Kepemimpinan
dalam Kearifan Masa Lalu Tri Agung Kristanto ; Wartawan
Senior Kompas |
KOMPAS,
12 April
2021
“Janganlah
melihat ke masa depan dengan mata buta. Masa yang lampau sangat berguna
sebagai kaca benggala daripada masa yang akan datang.” (Ir Soekarno (1901-1970), Proklamator dan
Presiden I Republik Indonesia) Soekarno merupakan salah satu presiden di
negeri ini yang mempunyai perhatian tinggi pada seni dan budaya, khususnya budaya
Jawa, dan lebih khusus lagi wayang dan seni rupa. Namun, bukan berarti
Soekarno mengabaikan seni-budaya daerah lain. Ia juga mengembangkan
seni-budaya daerah yang lain di Nusantara pada masa pemerintahannya. Bahkan,
dia berkesempatan terlibat langsung dalam pengembangan seni-budaya daerah,
selain di Jawa, sebab pernah dibuang, seperti di Bengkulu dan Ende, Nusa
Tenggara Timur. Selama masa pemerintahan Presiden I
Republik Indonesia (RI) itu, banyak sekali patung dan monumen yang didirikan,
terutama di ibu kota Jakarta Raya, selain ribuan lukisan dari perupa ternama
menjadi koleksi istana. Pada masa pemerintahan Soekarno, seni dan budaya amat
diberikan perhatian untuk dikembangkan serta menjadi kekayaan dan kebanggaan
bangsa. Bahkan didorong menjadi budaya bangsa Indonesia. Dalam bukunya berjudul Menyingkap Tirai
Sejarah: Bung Karno & Kemeja Arrow (Penerbit Buku Kompas, 2021),
Sejarawan Asvi Marwan Adam menuliskan, ”Selain seorang negarawan, Soekarno
adalah seniman besar. Ia menulis drama dan menyutradarainya selama diasingkan
penjajah di Flores dan Bengkulu…. Soekarno juga pengagum seni lukis yang luar
biasa. Ia memiliki pelukis istana, mulai dari Dullah sampai Lee Man-Fong dan
Lim Wasim. Ketika wafat, ia meninggalkan 2.300 bingkai lukisan, mungkin ini koleksi
lukisan seorang presiden yang terbanyak di dunia.” Asvi melanjutkan, ”Bung Karno memikirkan
pula ibu kota yang memiliki sarana yang berbudaya, seperti berbagai kota
dunia lainnya. Itulah sebabnya, ia menginginkan sebuah patung di tengah kota
yang mengisi ruang publik, tetapi juga melambangkan semangat penerimaan bagi
setiap orang yang berkunjung ke ibu kota.” Paparan ini menggambarkan, seni dan budaya
bukan hanya berbentuk fisik, tetapi juga merupakan interaksi sosial
antarwarga, nonfisik, dan dapat menyentuh kejiwaan warga, bukan hanya indera.

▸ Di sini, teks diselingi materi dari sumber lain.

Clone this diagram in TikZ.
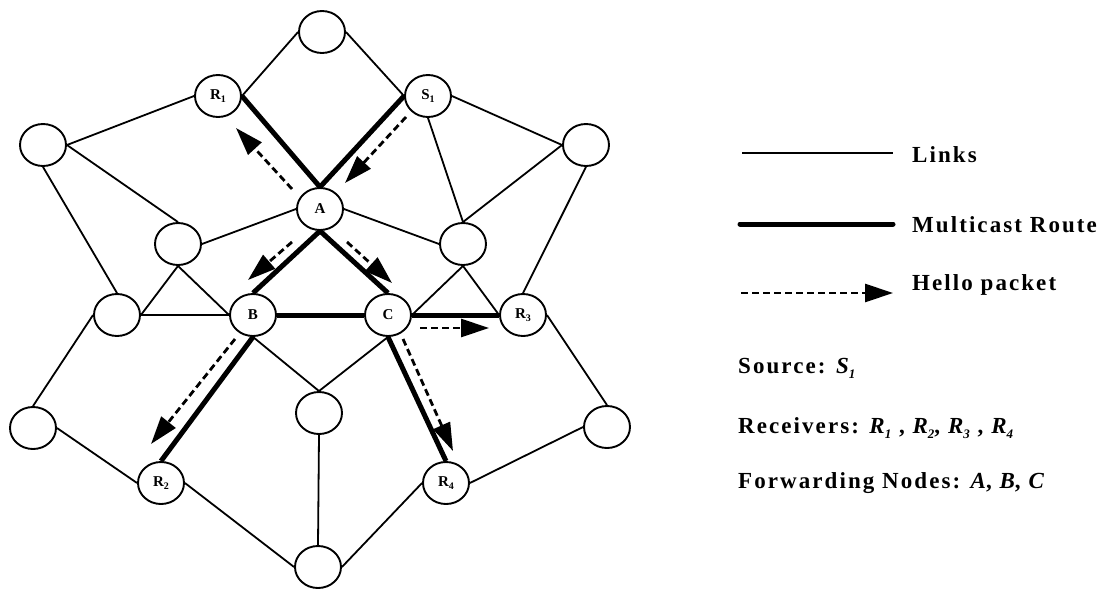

Seorang pemimpin sudah seharusnya memikirkan dan menjadikan seni dan budaya
sebagai bagian dari strategi mempersatukan bangsa, serta mendorong
kebersamaan dan persatuan bangsa. Memang saat itu internet dan teknologi
informasi belum berkembang seperti sekarang ini sehingga perhatian kepada
seni-budaya Nusantara sangatlah tinggi. Budaya mancanegara, seperti K-pop dan
budaya ”instan”, belum masif memengaruhi kehidupan warga negara Indonesia,
bahkan bisa masuk ke ruang-ruang pribadi. Bangsa Indonesia ketika itu hidup
dengan budaya yang diwariskan oleh leluhur, sekaligus menggali dan
mengakulturasikan seni dan budaya yang ada. Harus diakui, seni-budaya di
negeri ini tak seluruhnya berasal dari negeri ini, melainkan hasil perpaduan
dengan seni-budaya dari bangsa lain. Wayang yang sangat diminati Soekarno juga
merupakan hasil perpaduan dengan seni-budaya dari bangsa lain. Cerita
Mahabarata atau Ramayana yang menjadi sumber utama ”lakon” wayang, khususnya
wayang purwa: wayang kulit dan wayang orang, diyakini bersumber,
setidak-tidaknya berkaitan dengan seni-budaya India (Hindu). Kecintaannya
pada wayang itu digambarkan dalam berbagai buku, yang menunjukkan Soekarno
menyaksikan pergelaran wayang kulit sejak ia berusia belia. Bahkan, Soekarno
bisa nutug menonton wayang, semalaman suntuk. Kecintaan Soekarno pada wayang juga
dituliskan Cindy Adams dalam buku Bung Karno, Penyambung Lidah Rakyat
Indonesia (Yayasan Bung Karno, 2007). Soekarno menceritakan, ”Pertunjukan
wayang di dalam sel itu tidak hanya menyenangkan dan menghiburku. Dia juga
menenangkan perasaan dan memberi kekuatan pada diriku. Bayangan-bayangan
hitam di kepalaku menguap bagai kabut dan aku bisa tidur nyenyak dengan
penegasan atas keyakinanku. Bahwa yang baik akan menang atas yang jahat.”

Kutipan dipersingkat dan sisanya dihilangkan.